◆ **Your task**: Repeat what the lines below say, word for word, and skip every image.

◆ **Recorded data**:
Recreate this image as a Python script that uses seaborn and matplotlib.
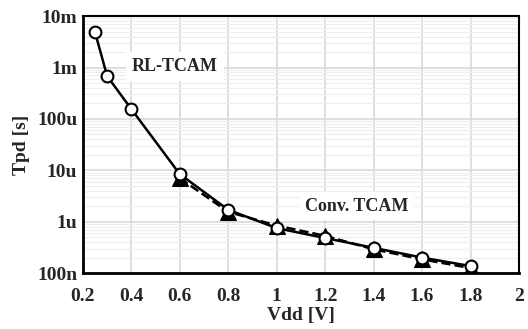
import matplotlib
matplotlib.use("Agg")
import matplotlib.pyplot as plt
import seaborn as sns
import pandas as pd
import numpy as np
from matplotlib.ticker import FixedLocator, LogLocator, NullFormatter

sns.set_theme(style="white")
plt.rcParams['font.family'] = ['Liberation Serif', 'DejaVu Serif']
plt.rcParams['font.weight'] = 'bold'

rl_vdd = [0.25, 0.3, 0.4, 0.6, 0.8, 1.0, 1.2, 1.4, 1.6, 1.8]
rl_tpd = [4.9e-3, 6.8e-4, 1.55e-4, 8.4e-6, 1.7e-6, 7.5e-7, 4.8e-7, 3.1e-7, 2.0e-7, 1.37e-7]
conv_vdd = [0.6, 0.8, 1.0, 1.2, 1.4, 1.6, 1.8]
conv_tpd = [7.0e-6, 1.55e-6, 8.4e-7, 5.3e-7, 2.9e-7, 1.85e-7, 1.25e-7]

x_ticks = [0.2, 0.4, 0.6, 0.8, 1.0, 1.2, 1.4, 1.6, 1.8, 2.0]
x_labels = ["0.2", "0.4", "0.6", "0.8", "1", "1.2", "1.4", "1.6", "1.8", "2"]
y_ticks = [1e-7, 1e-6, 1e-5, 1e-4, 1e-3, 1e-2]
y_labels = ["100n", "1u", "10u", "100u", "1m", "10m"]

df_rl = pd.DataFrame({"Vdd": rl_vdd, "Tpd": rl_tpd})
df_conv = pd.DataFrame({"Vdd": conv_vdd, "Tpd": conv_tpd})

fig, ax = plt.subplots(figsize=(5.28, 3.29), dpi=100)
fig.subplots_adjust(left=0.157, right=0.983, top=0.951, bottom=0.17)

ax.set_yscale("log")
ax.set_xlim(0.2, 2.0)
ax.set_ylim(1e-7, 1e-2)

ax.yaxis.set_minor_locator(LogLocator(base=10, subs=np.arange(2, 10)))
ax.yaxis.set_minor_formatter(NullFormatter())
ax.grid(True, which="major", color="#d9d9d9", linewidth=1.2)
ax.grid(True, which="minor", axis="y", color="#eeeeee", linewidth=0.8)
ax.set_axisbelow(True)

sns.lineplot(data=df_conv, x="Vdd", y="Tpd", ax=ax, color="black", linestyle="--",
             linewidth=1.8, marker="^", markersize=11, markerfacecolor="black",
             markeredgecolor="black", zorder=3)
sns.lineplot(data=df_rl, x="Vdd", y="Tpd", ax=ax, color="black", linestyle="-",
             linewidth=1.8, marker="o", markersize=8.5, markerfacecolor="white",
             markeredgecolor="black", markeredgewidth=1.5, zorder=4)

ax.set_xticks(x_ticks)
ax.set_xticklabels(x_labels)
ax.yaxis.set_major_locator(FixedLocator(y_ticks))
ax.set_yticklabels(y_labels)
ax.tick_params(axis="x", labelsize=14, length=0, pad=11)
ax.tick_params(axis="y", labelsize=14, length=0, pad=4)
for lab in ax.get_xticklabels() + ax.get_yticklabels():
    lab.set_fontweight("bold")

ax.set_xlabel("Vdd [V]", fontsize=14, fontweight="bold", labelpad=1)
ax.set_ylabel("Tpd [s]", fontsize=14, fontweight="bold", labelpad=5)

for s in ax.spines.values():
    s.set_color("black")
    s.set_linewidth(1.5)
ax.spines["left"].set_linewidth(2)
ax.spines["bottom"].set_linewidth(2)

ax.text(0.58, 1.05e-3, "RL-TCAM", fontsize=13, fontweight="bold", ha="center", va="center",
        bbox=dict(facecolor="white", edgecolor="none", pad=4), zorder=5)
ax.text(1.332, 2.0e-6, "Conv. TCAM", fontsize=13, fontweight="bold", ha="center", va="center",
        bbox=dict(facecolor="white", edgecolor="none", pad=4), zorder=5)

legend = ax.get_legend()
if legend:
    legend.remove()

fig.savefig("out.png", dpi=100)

◆ **Complete answer**:
Recreate this image as a Python script that uses seaborn and matplotlib.
import matplotlib
matplotlib.use("Agg")
import matplotlib.pyplot as plt
import seaborn as sns
import pandas as pd
import numpy as np
from matplotlib.ticker import FixedLocator, LogLocator, NullFormatter

sns.set_theme(style="white")
plt.rcParams['font.family'] = ['Liberation Serif', 'DejaVu Serif']
plt.rcParams['font.weight'] = 'bold'

rl_vdd = [0.25, 0.3, 0.4, 0.6, 0.8, 1.0, 1.2, 1.4, 1.6, 1.8]
rl_tpd = [4.9e-3, 6.8e-4, 1.55e-4, 8.4e-6, 1.7e-6, 7.5e-7, 4.8e-7, 3.1e-7, 2.0e-7, 1.37e-7]
conv_vdd = [0.6, 0.8, 1.0, 1.2, 1.4, 1.6, 1.8]
conv_tpd = [7.0e-6, 1.55e-6, 8.4e-7, 5.3e-7, 2.9e-7, 1.85e-7, 1.25e-7]

x_ticks = [0.2, 0.4, 0.6, 0.8, 1.0, 1.2, 1.4, 1.6, 1.8, 2.0]
x_labels = ["0.2", "0.4", "0.6", "0.8", "1", "1.2", "1.4", "1.6", "1.8", "2"]
y_ticks = [1e-7, 1e-6, 1e-5, 1e-4, 1e-3, 1e-2]
y_labels = ["100n", "1u", "10u", "100u", "1m", "10m"]

df_rl = pd.DataFrame({"Vdd": rl_vdd, "Tpd": rl_tpd})
df_conv = pd.DataFrame({"Vdd": conv_vdd, "Tpd": conv_tpd})

fig, ax = plt.subplots(figsize=(5.28, 3.29), dpi=100)
fig.subplots_adjust(left=0.157, right=0.983, top=0.951, bottom=0.17)

ax.set_yscale("log")
ax.set_xlim(0.2, 2.0)
ax.set_ylim(1e-7, 1e-2)

ax.yaxis.set_minor_locator(LogLocator(base=10, subs=np.arange(2, 10)))
ax.yaxis.set_minor_formatter(NullFormatter())
ax.grid(True, which="major", color="#d9d9d9", linewidth=1.2)
ax.grid(True, which="minor", axis="y", color="#eeeeee", linewidth=0.8)
ax.set_axisbelow(True)

sns.lineplot(data=df_conv, x="Vdd", y="Tpd", ax=ax, color="black", linestyle="--",
             linewidth=1.8, marker="^", markersize=11, markerfacecolor="black",
             markeredgecolor="black", zorder=3)
sns.lineplot(data=df_rl, x="Vdd", y="Tpd", ax=ax, color="black", linestyle="-",
             linewidth=1.8, marker="o", markersize=8.5, markerfacecolor="white",
             markeredgecolor="black", markeredgewidth=1.5, zorder=4)

ax.set_xticks(x_ticks)
ax.set_xticklabels(x_labels)
ax.yaxis.set_major_locator(FixedLocator(y_ticks))
ax.set_yticklabels(y_labels)
ax.tick_params(axis="x", labelsize=14, length=0, pad=11)
ax.tick_params(axis="y", labelsize=14, length=0, pad=4)
for lab in ax.get_xticklabels() + ax.get_yticklabels():
    lab.set_fontweight("bold")

ax.set_xlabel("Vdd [V]", fontsize=14, fontweight="bold", labelpad=1)
ax.set_ylabel("Tpd [s]", fontsize=14, fontweight="bold", labelpad=5)

for s in ax.spines.values():
    s.set_color("black")
    s.set_linewidth(1.5)
ax.spines["left"].set_linewidth(2)
ax.spines["bottom"].set_linewidth(2)

ax.text(0.58, 1.05e-3, "RL-TCAM", fontsize=13, fontweight="bold", ha="center", va="center",
        bbox=dict(facecolor="white", edgecolor="none", pad=4), zorder=5)
ax.text(1.332, 2.0e-6, "Conv. TCAM", fontsize=13, fontweight="bold", ha="center", va="center",
        bbox=dict(facecolor="white", edgecolor="none", pad=4), zorder=5)

legend = ax.get_legend()
if legend:
    legend.remove()

fig.savefig("out.png", dpi=100)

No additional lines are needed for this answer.